Offer a real solution. When other people see the business taking responsibility, they respect it. Often, a well-handled bad review can build more trust than a perfect one.

Learn More: How to Handle Negative Reviews From Your Customers

Showcase that social proof everywhere. Don’t leave it on the review sites. Integrate testimonials into the website headers.

How Do We Measure the Success of Local PR Efforts?

As an agency owner, you know that if you can’t measure it, the client won’t pay for it. PR can feel soft, but you can track it with the right metrics.

Start with the Share of Voice. Track how often your client is mentioned in local social groups compared to their top three competitors.

Local PR Efforts

Source: Synup

Check:

  • How many times is the brand named in local groups?
  • Are the conversations positive, neutral, or negative?
  • Is the brand “winning” the neighborhood grapevine?

Next, review referral traffic in Google Analytics to see how many users are coming from local news or partner websites. Monitor branded search volume, as an increase shows stronger awareness and PR impact. Finally, correlate spikes in foot traffic with PR activity, such as a charity drive, to clearly demonstrate ROI.

Conclusion

Improving brand visibility and local PR is about becoming a known and trusted name within the neighborhood.
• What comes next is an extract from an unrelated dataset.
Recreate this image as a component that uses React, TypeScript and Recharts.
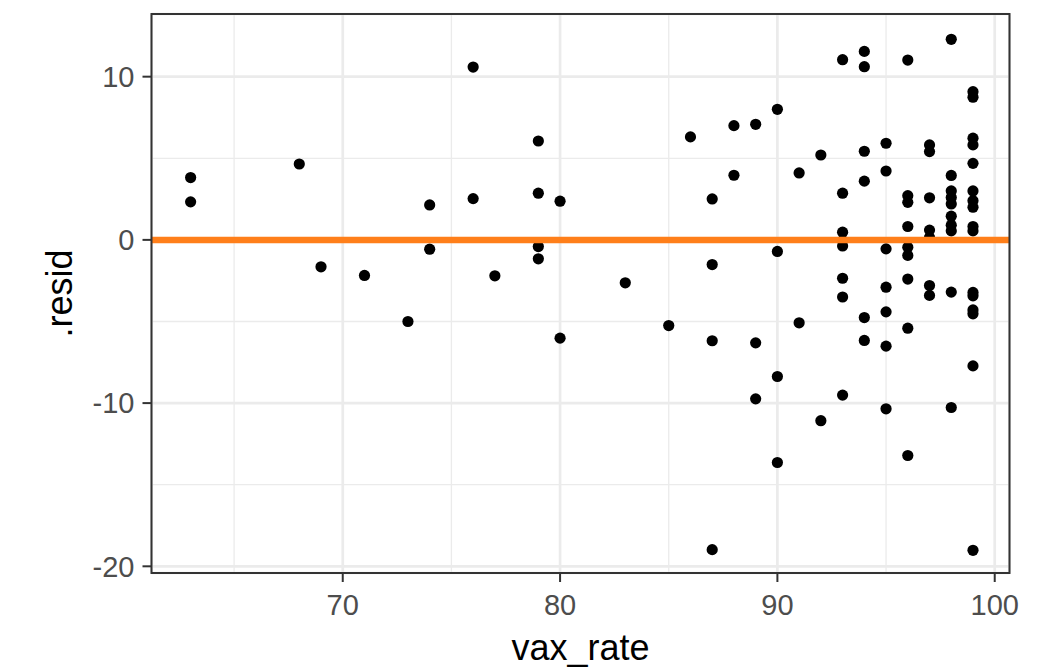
import React from "react";
import {
  ScatterChart,
  Scatter,
  XAxis,
  YAxis,
  CartesianGrid,
  ReferenceLine,
  ReferenceArea,
  Label,
} from "recharts";

// Data (vax_rate, .resid)
const vaxRate: number[] = [
  63, 63,
  68,
  69,
  71,
  73,
  74, 74,
  76, 76,
  77,
  79, 79, 79, 79,
  80, 80,
  83,
  85,
  86,
  87, 87, 87, 87,
  88, 88,
  89, 89, 89,
  90, 90, 90, 90,
  91, 91,
  92, 92,
  93, 93, 93, 93, 93, 93, 93,
  94, 94, 94, 94, 94, 94,
  95, 95, 95, 95, 95, 95, 95,
  96, 96, 96, 96, 96, 96, 96, 96, 96,
  97, 97, 97, 97, 97, 97, 97,
  98, 98, 98, 98, 98, 98, 98, 98, 98, 98,
  99, 99, 99, 99, 99, 99, 99, 99, 99, 99, 99, 99, 99, 99, 99, 99,
];

const resid: number[] = [
  3.82, 2.33,
  4.65,
  -1.65,
  -2.18,
  -5.0,
  2.14, -0.57,
  10.59, 2.53,
  -2.2,
  6.06, 2.86, -0.41, -1.16,
  2.37, -6.02,
  -2.63,
  -5.25,
  6.31,
  2.51, -1.51, -6.18, -18.98,
  7.0, 3.96,
  7.08, -6.31, -9.74,
  8.0, -0.71, -8.37, -13.64,
  4.1, -5.08,
  5.2, -11.08,
  11.04, 2.86, 0.47, -0.37, -2.35, -3.5, -9.51,
  11.55, 10.61, 5.43, 3.6, -4.76, -6.16,
  5.92, 4.22, -0.55, -2.9, -4.41, -6.51, -10.35,
  11.02, 2.71, 2.3, 0.82, -0.45, -0.95, -2.4, -5.41, -13.21,
  5.82, 5.41, 2.58, 0.6, 0.15, -2.8, -3.4,
  12.29, 3.95, 3.0, 2.6, 2.2, 1.45, 0.9, 0.55, -3.2, -10.27,
  9.08, 8.74, 6.23, 5.82, 4.69, 3.0, 2.4, 2.0, 0.82, 0.55, -3.22, -3.43, -4.29, -4.53, -7.72, -19.02,
];

const xTicks: number[] = [70, 80, 90, 100];
const yTicks: number[] = [-20, -10, 0, 10];
const xMinor: number[] = [65, 75, 85, 95];
const yMinor: number[] = [-15, -5, 5];
const xDomain: [number, number] = [61.2, 100.68];
const yDomain: [number, number] = [-20.41, 13.84];

const points = vaxRate.map((x, i) => ({ x, y: resid[i] }));

const FONT = "'Liberation Sans', Arial, Helvetica, sans-serif";
const GRID = "#EBEBEB";
const DARK = "#333333";
const TICK_TEXT = "#4D4D4D";
const ORANGE = "#FF7F1A";

const Dot = (props: any) => {
  const { cx, cy } = props;
  if (cx == null || cy == null) return null;
  return <circle cx={cx} cy={cy} r={5.6} fill="#000000" />;
};

const YTitle = (props: any) => {
  const vb = props.viewBox || {};
  const cy = (vb.y ?? 0) + (vb.height ?? 0) / 2;
  const x = 72;
  return (
    <text
      x={x}
      y={cy}
      transform={`rotate(-90, ${x}, ${cy})`}
      textAnchor="middle"
      fontSize={36}
      fontFamily={FONT}
      fill="#000000"
    >
      .resid
    </text>
  );
};

export default function App() {
  return (
    <div style={{ position: "absolute", left: 0, top: 0, background: "#ffffff" }}>
      <ScatterChart
        width={1045}
        height={667}
        margin={{ top: 14, right: 35.5, bottom: 0, left: 0 }}
        style={{ fontFamily: FONT }}
      >
        <CartesianGrid stroke={GRID} strokeWidth={2.7} />
        {xMinor.map((v) => (
          <ReferenceLine key={"xm" + v} x={v} stroke={GRID} strokeWidth={1.3} />
        ))}
        {yMinor.map((v) => (
          <ReferenceLine key={"ym" + v} y={v} stroke={GRID} strokeWidth={1.3} />
        ))}
        <XAxis
          type="number"
          dataKey="x"
          domain={xDomain}
          ticks={xTicks}
          allowDataOverflow
          height={94}
          axisLine={false}
          tickSize={9}
          tickMargin={12}
          tickLine={{ stroke: DARK, strokeWidth: 2 }}
          tick={{ fill: TICK_TEXT, fontSize: 29, fontFamily: FONT }}
          interval={0}
        >
          <Label
            value="vax_rate"
            position="insideBottom"
            offset={7}
            fontSize={36}
            fontFamily={FONT}
            fill="#000000"
          />
        </XAxis>
        <YAxis
          type="number"
          dataKey="y"
          domain={yDomain}
          ticks={yTicks}
          allowDataOverflow
          width={151.5}
          axisLine={false}
          tickSize={9}
          tickMargin={8}
          tickLine={{ stroke: DARK, strokeWidth: 2 }}
          tick={{ fill: TICK_TEXT, fontSize: 29, fontFamily: FONT }}
          interval={0}
          label={{ content: (p: any) => <YTitle {...p} /> }}
        />
        <Scatter data={points} shape={<Dot />} isAnimationActive={false} />
        <ReferenceLine y={0} stroke={ORANGE} strokeWidth={6.5} zIndex={700} />
        <ReferenceArea
          x1={xDomain[0]}
          x2={xDomain[1]}
          y1={yDomain[0]}
          y2={yDomain[1]}
          fill="none"
          fillOpacity={0}
          stroke={DARK}
          strokeWidth={2}
          zIndex={800}
        />
      </ScatterChart>
    </div>
  );
}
When you combine the technical strength of local SEO with the human touch of community engagement, you move your clients away from the race-to-the-bottom pricing of a commodity and into the position of a local authority.

Remember that every review, every local partnership, and every community event strengthens the brand’s reputation. If you continue doing this, you will build a brand that becomes a permanent part of the local landscape. 

FAQs

  • How long does it take to see results from local visibility and PR efforts?

After launching PR efforts, you’ll typically see an increase in calls, profile views, or customers mentioning they found you on Google within the first one to two months. More meaningful traction often appears between three and six months as reviews grow and local coverage builds. Larger gains, such as increased branded searches, steady referral traffic, and strong neighborhood recognition, usually emerge after six months of consistent effort.

  • How can a local business get free press coverage?

Position yourself as the go-to local expert who helps people, not just someone trying to sell services. 

  • Share useful tips during seasonal events or local challenges. 
  • Celebrate milestones that matter to the community and take part in charity or neighborhood initiatives. 
  • Journalists and radio hosts look for real stories with heart, impact, and local relevance.

When you consistently provide value and insights, media outlets start reaching out to you, not the other way around.